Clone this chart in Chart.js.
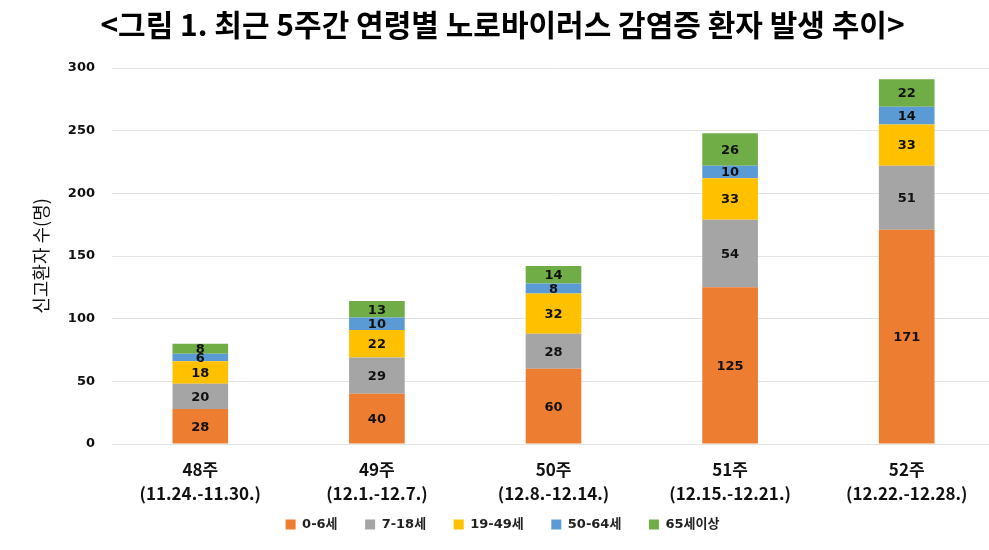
<!DOCTYPE html>
<html>
<head>
<meta charset="utf-8">
<script src="https://cdn.jsdelivr.net/npm/chart.js@4"></script>
<style>
  body { margin: 0; background: #fff; overflow: hidden; }
  #wrap { width: 1000px; height: 550px; }
</style>
</head>
<body>
<div id="wrap"><canvas id="chart"></canvas></div>
<script>
const weeks = ["48주", "49주", "50주", "51주", "52주"];
const periods = ["(11.24.-11.30.)", "(12.1.-12.7.)", "(12.8.-12.14.)", "(12.15.-12.21.)", "(12.22.-12.28.)"];
const age0to6 = [28, 40, 60, 125, 171];
const age7to18 = [20, 29, 28, 54, 51];
const age19to49 = [18, 22, 32, 33, 33];
const age50to64 = [6, 10, 8, 10, 14];
const age65plus = [8, 13, 14, 26, 22];
const yTicks = [0, 50, 100, 150, 200, 250, 300];

const krFont = "'Noto Sans CJK KR', 'Noto Sans', sans-serif";
const numFont = "'DejaVu Sans', 'Noto Sans CJK KR', sans-serif";

// draws the value in the middle of each bar segment
const segmentLabels = {
  id: "segmentLabels",
  afterDatasetsDraw(chart) {
    const ctx = chart.ctx;
    ctx.save();
    ctx.font = "bold 13px " + numFont;
    ctx.fillStyle = "#111";
    ctx.textAlign = "center";
    ctx.textBaseline = "middle";
    chart.data.datasets.forEach((ds, i) => {
      chart.getDatasetMeta(i).data.forEach((bar, j) => {
        const mid = (bar.y + bar.base) / 2;
        ctx.fillText(ds.data[j], bar.x, mid + 1);
      });
    });
    ctx.restore();
  },
};

const labels = weeks.map((w, i) => [w, periods[i]]);

new Chart(document.getElementById("chart").getContext("2d"), {
  type: "bar",
  data: {
    labels: labels,
    datasets: [
      { label: "0-6세", data: age0to6, backgroundColor: "#ED7D31" },
      { label: "7-18세", data: age7to18, backgroundColor: "#A5A5A5" },
      { label: "19-49세", data: age19to49, backgroundColor: "#FFC000" },
      { label: "50-64세", data: age50to64, backgroundColor: "#5B9BD5" },
      { label: "65세이상", data: age65plus, backgroundColor: "#70AD47" },
    ],
  },
  options: {
    responsive: true,
    maintainAspectRatio: false,
    animation: false,
    layout: { padding: { left: 10, right: 5, top: 0, bottom: 9 } },
    datasets: { bar: { categoryPercentage: 1, barPercentage: 0.315 } },
    plugins: {
      title: {
        display: true,
        text: "<그림 1. 최근 5주간 연령별 노로바이러스 감염증 환자 발생 추이>",
        color: "#000",
        font: { family: krFont, size: 30, weight: "bold" },
        padding: { top: 7, bottom: 25 },
      },
      legend: {
        position: "bottom",
        labels: {
          color: "#222",
          boxWidth: 10,
          boxHeight: 10,
          padding: 14,
          font: { family: numFont, size: 13, weight: "bold" },
          generateLabels: (chart) => {
            const items = Chart.defaults.plugins.legend.labels.generateLabels(chart);
            items.forEach((it, i) => { if (i < items.length - 1) it.text += "   "; });
            return items;
          },
        },
      },
      tooltip: { enabled: false },
    },
    scales: {
      x: {
        stacked: true,
        grid: { display: false },
        border: { display: false },
        afterFit: (axis) => { axis.height = 60; },
        ticks: {
          color: "#111",
          padding: 5,
          font: { family: krFont, size: 17, weight: "bold", lineHeight: 1.45 },
        },
      },
      y: {
        stacked: true,
        min: 0,
        max: 300,
        afterBuildTicks: (axis) => { axis.ticks = yTicks.map((v) => ({ value: v })); },
        afterFit: (axis) => { axis.width = 102; },
        grid: { color: "#e3e3e3", drawTicks: false },
        border: { display: false },
        ticks: {
          color: "#111",
          padding: 17,
          font: { family: numFont, size: 13, weight: "bold" },
        },
        title: {
          display: true,
          text: "신고환자 수(명)",
          color: "#111",
          padding: { top: 20, bottom: 0 },
          font: { family: krFont, size: 18 },
        },
      },
    },
  },
  plugins: [segmentLabels],
});
</script>
</body>
</html>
※
• **THE EXERCISE**
Leave the pictures out and please restate exactly the lines running from the start of the material through the one with "const labels = weeks.map((w, i)".

• **FINISHED EXERCISE**
Clone this chart in Chart.js.
<!DOCTYPE html>
<html>
<head>
<meta charset="utf-8">
<script src="https://cdn.jsdelivr.net/npm/chart.js@4"></script>
<style>
  body { margin: 0; background: #fff; overflow: hidden; }
  #wrap { width: 1000px; height: 550px; }
</style>
</head>
<body>
<div id="wrap"><canvas id="chart"></canvas></div>
<script>
const weeks = ["48주", "49주", "50주", "51주", "52주"];
const periods = ["(11.24.-11.30.)", "(12.1.-12.7.)", "(12.8.-12.14.)", "(12.15.-12.21.)", "(12.22.-12.28.)"];
const age0to6 = [28, 40, 60, 125, 171];
const age7to18 = [20, 29, 28, 54, 51];
const age19to49 = [18, 22, 32, 33, 33];
const age50to64 = [6, 10, 8, 10, 14];
const age65plus = [8, 13, 14, 26, 22];
const yTicks = [0, 50, 100, 150, 200, 250, 300];

const krFont = "'Noto Sans CJK KR', 'Noto Sans', sans-serif";
const numFont = "'DejaVu Sans', 'Noto Sans CJK KR', sans-serif";

// draws the value in the middle of each bar segment
const segmentLabels = {
  id: "segmentLabels",
  afterDatasetsDraw(chart) {
    const ctx = chart.ctx;
    ctx.save();
    ctx.font = "bold 13px " + numFont;
    ctx.fillStyle = "#111";
    ctx.textAlign = "center";
    ctx.textBaseline = "middle";
    chart.data.datasets.forEach((ds, i) => {
      chart.getDatasetMeta(i).data.forEach((bar, j) => {
        const mid = (bar.y + bar.base) / 2;
        ctx.fillText(ds.data[j], bar.x, mid + 1);
      });
    });
    ctx.restore();
  },
};

const labels = weeks.map((w, i) => [w, periods[i]]);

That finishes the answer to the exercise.